KARACHI: Pakistan will launch a nationwide vaccination drive against measles, rubella and polio from Nov. 17 till Nov. 29, the National Emergency Operations Center (NEOC) announced on Sunday.
Measles, rubella, and polio are highly contagious diseases that continue to pose public health challenges in Pakistan, particularly among children. Measles and rubella spread through respiratory droplets and can cause pneumonia and encephalitis, while polio attacks the nervous system and can lead to irreversible paralysis. In the past three years, Pakistan has reported more than 131,000 measles cases, the NECO said.
While all three diseases are preventable through vaccination, sporadic outbreaks in the past have highlight gaps in immunization coverage, misinformation and access to health care in remote areas in the South Asian country of over 241 million people. The NEOC said all children between the ages of 6 months and 5 years will be provided with free vaccines during the nationwide vaccination campaign.

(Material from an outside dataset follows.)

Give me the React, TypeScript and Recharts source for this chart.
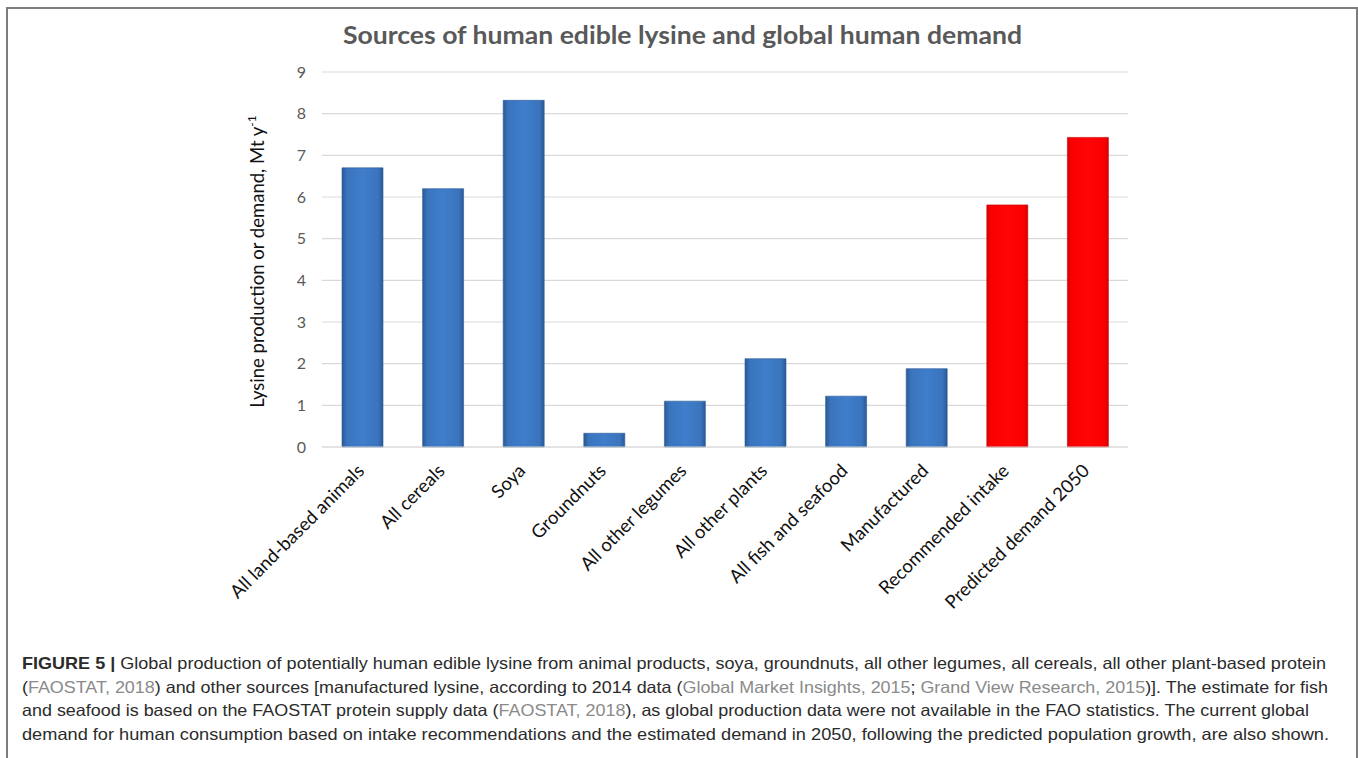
import { BarChart, Bar, XAxis, YAxis, CartesianGrid, Cell } from "recharts";

const categories = [
  "All land-based animals",
  "All cereals",
  "Soya",
  "Groundnuts",
  "All other legumes",
  "All other plants",
  "All fish and seafood",
  "Manufactured",
  "Recommended intake",
  "Predicted demand 2050",
];
const lysine = [6.7, 6.2, 8.32, 0.33, 1.1, 2.12, 1.22, 1.88, 5.81, 7.43];
const kinds = ["source", "source", "source", "source", "source", "source", "source", "source", "demand", "demand"];
const yTicks = [0, 1, 2, 3, 4, 5, 6, 7, 8, 9];

const title = "Sources of human edible lysine and global human demand";
const yLabel = "Lysine production or demand, Mt y";

// caption lines: [text, style] with b = bold, g = grey citation
const captionLines: [string, string][][] = [
  [
    ["FIGURE 5 | ", "b"],
    ["Global production of potentially human edible lysine from animal products, soya, groundnuts, all other legumes, all cereals, all other plant-based protein", ""],
  ],
  [
    ["(", ""],
    ["FAOSTAT, 2018", "g"],
    [") and other sources [manufactured lysine, according to 2014 data (", ""],
    ["Global Market Insights, 2015", "g"],
    ["; ", ""],
    ["Grand View Research, 2015", "g"],
    [")]. The estimate for fish", ""],
  ],
  [
    ["and seafood is based on the FAOSTAT protein supply data (", ""],
    ["FAOSTAT, 2018", "g"],
    ["), as global production data were not available in the FAO statistics. The current global", ""],
  ],
  [["demand for human consumption based on intake recommendations and the estimated demand in 2050, following the predicted population growth, are also shown.", ""]],
];
const captionWidths = [1304, 1306, 1287, 1307];

const data = categories.map((name, i) => ({ name, value: lysine[i], kind: kinds[i] }));

const XTick = (props: any) => {
  const { x, y, payload } = props;
  const px = x + 3;
  const py = y + 17;
  return (
    <text
      x={px}
      y={py}
      transform={`rotate(-45, ${px}, ${py})`}
      textAnchor="end"
      fontFamily="Lato, sans-serif"
      fontSize={18.5}
      fill="#111"
    >
      {payload.value}
    </text>
  );
};

const renderYLabel = (props: any) => {
  const vb = props.viewBox || { x: 212, y: 72, width: 110, height: 375 };
  const x = vb.x + 52;
  const y = vb.y + vb.height / 2 + 2;
  return (
    <text
      x={x}
      y={y}
      transform={`rotate(-90, ${x}, ${y})`}
      textAnchor="middle"
      fontFamily="Lato, sans-serif"
      fontSize={18.5}
      fill="#111"
    >
      {yLabel}
      <tspan dy={-8} fontSize={12}>
        -1
      </tspan>
    </text>
  );
};

export default function App() {
  return (
    <div
      style={{
        position: "absolute",
        left: 0,
        top: 0,
        width: 1358,
        height: 758,
        overflow: "hidden",
        background: "#fff",
      }}
    >
      <div
        style={{
          position: "absolute",
          left: 6,
          top: 7,
          width: 1348,
          height: 780,
          border: "2px solid #7d7d7d",
        }}
      />
      <div style={{ position: "absolute", left: 0, top: 0 }}>
        <BarChart
          width={1358}
          height={620}
          data={data}
          margin={{ top: 72, right: 230, left: 212, bottom: 0 }}
        >
          <defs>
            <linearGradient id="blueBar" x1="0" y1="0" x2="1" y2="0">
              <stop offset="0%" stopColor="#2a5a96" />
              <stop offset="12%" stopColor="#3a74bd" />
              <stop offset="50%" stopColor="#3f7ecb" />
              <stop offset="88%" stopColor="#3a74bd" />
              <stop offset="100%" stopColor="#2a5a96" />
            </linearGradient>
            <linearGradient id="redBar" x1="0" y1="0" x2="1" y2="0">
              <stop offset="0%" stopColor="#d80000" />
              <stop offset="10%" stopColor="#fa0000" />
              <stop offset="50%" stopColor="#ff0505" />
              <stop offset="90%" stopColor="#fa0000" />
              <stop offset="100%" stopColor="#d80000" />
            </linearGradient>
          </defs>
          <CartesianGrid vertical={false} stroke="#d9d9d9" strokeWidth={1.2} />
          <XAxis
            dataKey="name"
            interval={0}
            height={173}
            tickLine={false}
            axisLine={{ stroke: "#d9d9d9", strokeWidth: 1.2 }}
            tick={<XTick />}
          />
          <YAxis
            domain={[0, 9]}
            ticks={yTicks}
            width={110}
            axisLine={false}
            tickLine={false}
            tickMargin={10}
            tick={{ fill: "#595959", fontSize: 16, fontFamily: "Lato, sans-serif" }}
            label={{ content: renderYLabel }}
          />
          <Bar dataKey="value" barSize={41} isAnimationActive={false}>
            {data.map((d, i) => (
              <Cell
                key={i}
                fill={d.kind === "demand" ? "url(#redBar)" : "url(#blueBar)"}
                stroke={d.kind === "demand" ? "#c80000" : "#2a5a96"}
                strokeWidth={0.6}
              />
            ))}
          </Bar>
        </BarChart>
      </div>
      <svg
        width={1358}
        height={758}
        style={{ position: "absolute", left: 0, top: 0, pointerEvents: "none" }}
      >
        <text
          x={343}
          y={44}
          textLength={679}
          lengthAdjust="spacingAndGlyphs"
          fontFamily="Lato, sans-serif"
          fontWeight={700}
          fontSize={25}
          fill="#595959"
        >
          {title}
        </text>
        {captionLines.map((line, li) => (
          <text
            key={li}
            x={22}
            y={669 + li * 23.7}
            textLength={captionWidths[li]}
            lengthAdjust="spacingAndGlyphs"
            fontFamily="'Liberation Sans', Arial, sans-serif"
            fontSize={16.5}
            fill="#2b2b2b"
          >
            {line.map(([t, s], si) => (
              <tspan
                key={si}
                fontWeight={s === "b" ? 700 : 400}
                fill={s === "g" ? "#8a8a8a" : "#2b2b2b"}
              >
                {t}
              </tspan>
            ))}
          </text>
        ))}
      </svg>
    </div>
  );
}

“In specific high-risk districts, polio drops will be administered along with measles, rubella vaccine so that every child is protected,” it said in a statement.
“The vaccines will be provided free of charge at government health centers, schools, madrasas (religious seminaries) and temporary vaccination points.”
The measles-rubella (MR) vaccine will protect 35 million children aged 6 months to under five years nationwide, the NEOC said.
Meanwhile, oral polio vaccination drops will be administered in 89 high-risk districts, reaching 22.9 million children under five to protect them from lifelong paralysis.
“Together, this nationwide effort will protect more than 36.4 million children across Balochistan, Sindh, Khyber Pakhtunkhwa, Punjab, Gilgit-Baltistan, Azad Jammu and Kashmir, and Islamabad,” the NEOC said.
Last month, Pakistan ran a week-long, anti-polio immunization campaign, with vaccinators going door-to-door to inoculate over 45 million children nationwide despite multiple attacks.
Pakistan, one of the last two nations in the world along with Afghanistan where the disease remains endemic, has reported 30 polio cases so far this year.